Slow Access Point



  • Hi,

    I've connected pfsense to an Access Point (TL-WA901ND). This are the settings:

    • Multi-SSD: WiFi and WiFi for Guests, each one in a different vlan

    • 11n only, auto channel, 40MHz, wpa2-psk (aes)

    • static ip and dhcp disabled (in the AP, enabled in pfsense)

    • It is connected using a CAT5e cable

    I have a connection of 300Mb/30Mb that I get using an ethernet cable (pfsense -> PC). If I use WiFi (pfsense -> AP -> PC) I get 30Mb/30Mb, why?. I should get near to 80-100, right? because the ethernet input of the AP is 100Mb.

    Thanks.


  • Netgate

    Probably a better question for TP-Link.

    40Mhz channels are not recommended on 2.4GHz.  Set your base channel to 1, 6, or 11.  Not auto.  If you see anyone around you on anything other than 1, 6, or 11, track them down and thump their skull. Get a 5GHz access point.

    MacBook Pro Core i5 -> 5GHz/40MHz/WPA2/AES -> Ruckus 7372 -> MoCA -> pfSense 2.2.4 -> 100/10 Cable Modem WAN

    MCS Index 15

    UDP iperf to pfSense interface: 95M/95M - Pretty much the maximum for the MoCA.

    Speedtest.net 92/8.5.

    Not in the mood to tear my network apart and gig-e the AP.



  • That sounds about right for 2.4Ghz n, there is no guarantee that you are getting 40Mhz wide channels as the wireless n spec. says drop down to 20MHz if other APs are detected broadcasting on the second channel.
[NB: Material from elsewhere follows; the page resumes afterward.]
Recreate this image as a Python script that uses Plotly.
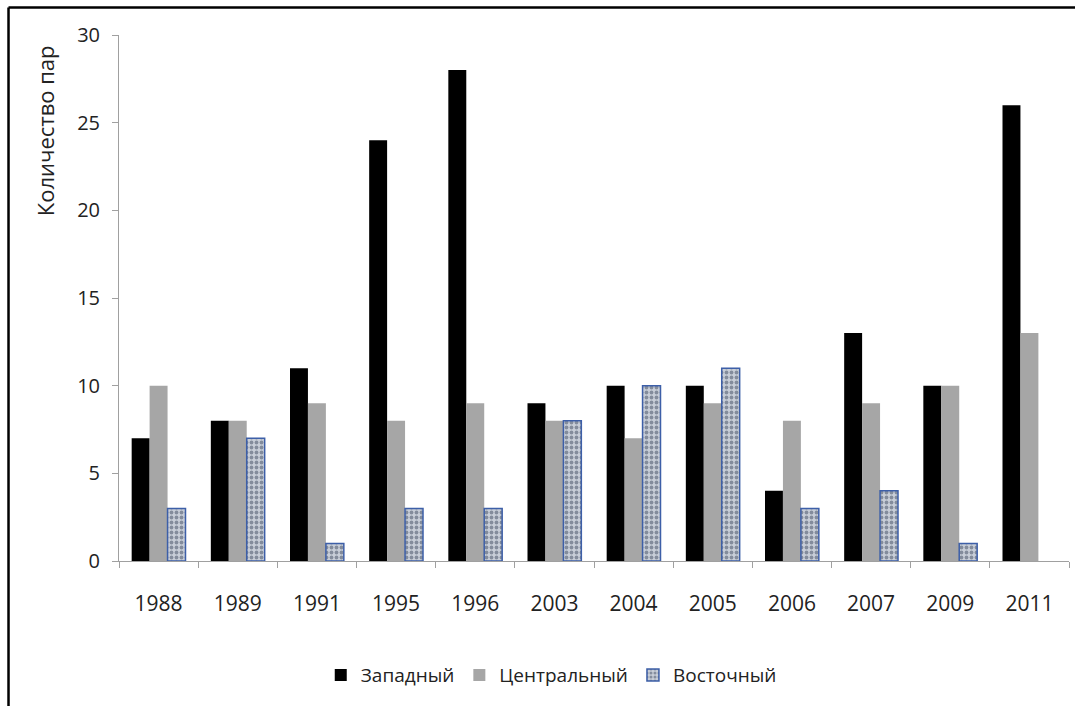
import plotly.graph_objects as go

years = ["1988", "1989", "1991", "1995", "1996", "2003", "2004", "2005", "2006", "2007", "2009", "2011"]
zapadny = [7, 8, 11, 24, 28, 9, 10, 10, 4, 13, 10, 26]
centralny = [10, 8, 9, 8, 9, 8, 7, 9, 8, 9, 10, 13]
vostochny = [3, 7, 1, 3, 3, 8, 10, 11, 3, 4, 1, None]

FONT = "Open Sans"

fig = go.Figure()
fig.add_trace(go.Bar(x=years, y=zapadny, name="Западный",
                     marker=dict(color="#000000", line=dict(width=0))))
fig.add_trace(go.Bar(x=years, y=centralny, name="Центральный",
                     marker=dict(color="#a6a6a6", line=dict(width=0))))
fig.add_trace(go.Bar(x=years, y=vostochny, name="Восточный",
                     marker=dict(color="#b4bcc8",
                                 line=dict(color="#3d5fa8", width=1.5),
                                 pattern=dict(shape=".", fgcolor="#3e4a60",
                                              bgcolor="#c8ced8", size=5,
                                              solidity=0.45))))

fig.update_layout(
    width=1075, height=706,
    margin=dict(l=119, r=6, t=35, b=145),
    paper_bgcolor="white", plot_bgcolor="white",
    barmode="group", bargap=0.32, bargroupgap=0,
    font=dict(family=FONT, color="#222222"),
    showlegend=True,
    legend=dict(orientation="h", x=0.455, xanchor="center", y=-0.217, yanchor="middle",
                font=dict(size=19, family=FONT, color="#222222"),
                itemwidth=30, traceorder="normal"),
    xaxis=dict(showline=True, linecolor="#a0a0a0", linewidth=1,
               ticks="outside", tickson="boundaries", ticklen=6, tickcolor="#a0a0a0",
               ticklabelstandoff=24,
               tickfont=dict(size=21, family=FONT, color="#222222"),
               showgrid=False, zeroline=False),
    yaxis=dict(range=[0, 30], dtick=5, showline=True, linecolor="#a0a0a0", linewidth=1,
               ticks="outside", ticklen=6, tickcolor="#a0a0a0",
               ticklabelstandoff=8,
               tickfont=dict(size=20, family=FONT, color="#222222"),
               showgrid=False, zeroline=False),
    annotations=[dict(text="Количество пар", x=-0.0779, y=0.819, xref="paper", yref="paper",
                      textangle=-90, showarrow=False, xanchor="center", yanchor="middle",
                      font=dict(size=22, family=FONT, color="#222222"))],
    shapes=[
        dict(type="line", xref="paper", yref="paper", x0=-0.1163, x1=-0.1163, y0=-0.35, y1=1.0523,
             line=dict(color="black", width=2.5)),
        dict(type="line", xref="paper", yref="paper", x0=-0.1163, x1=1.1, y0=1.0523, y1=1.0523,
             line=dict(color="black", width=2.5)),
    ],
)

fig.write_html("out.html")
So unless you are on a ship in the middle of the ocean with no neighbours, you're unlikely nowadays to get usable 40Mhz operation.


  • Rebel Alliance Global Moderator

    "I should get near to 80-100, right?"

    Says who - what is your client?  How many streams?  As stated 2.4 really can only do 20mhz channels.. So even with 3 streams you would be lucking to hit close to your max wired connection that has that is 100.. so max is at best say mid 90's  Love it how they market 450 on that thing when its got a 10/100 connection.. So where you going to get even /2 your PHY rate of 450???  Just so full of it ;)

    While looks like that AP can do 3 streams - what is your client?  1 Stream 2.4 20mhz at 800 ns gi your look at best 65 PHY.. now do /2 of that to be more real world and your right where you would expect..

    Doesn't matter if you had a 3 stream AC router or 1300 PHY.. if you only got 1 stream client that does 20mhz on 2.4 that is your limit!!



  • Ok, I set the AP to: 11n, 20MHz and channel 1 (it is almost free in my home)… and I get the same 35-45, so it is the best I can get with this AP, right?.

    I don't understand why in the specifications put "11n: Up to 450Mbps(dynamic)" if the interface is 10/100M and the frecuency is 2.4GHz.

    Well, I'll look for an AP of 5GHz with a gigabit interface, but they are expensive…

    Thanks!


  • Netgate

    I don't understand why in the specifications put "11n: Up to 450Mbps(dynamic)" if the interface is 10/100M and the frecuency is 2.4GHz.

    Because Wi-Fi marketing to consumers is full of theoretical maximums that are essentially impossible to achieve. And lies. I suppose you might, theoretically, be able to get more than 100Mbits between wireless clients as that wouldn't bottleneck on the fast ethernet.


  • Rebel Alliance Global Moderator

    Yeah client to the AP is 450 PHY..  But now next client you would have /2 of that automatically..  I can see how they can report PHY.. But come on – your wired interface is not even capable of half of your PHY your talking 1/4 of what your PHY is reported as so WTF would be the point???

    Well you could get more if your client could do more than 1 stream.. Seems that is your limit.. You could in theory be seeing mid 90's with that AP but not if your client is only 1 stream..

    3 streams at 20mhz with 800ns gi is 195 so do /2 of that to get you in real world your bottleneck would be the 10/100 interface on the device.  But if your client only has 1 stream, low end laptop wifi, phones, etc.. very common to only have 1 stream..  What is your client in this testing??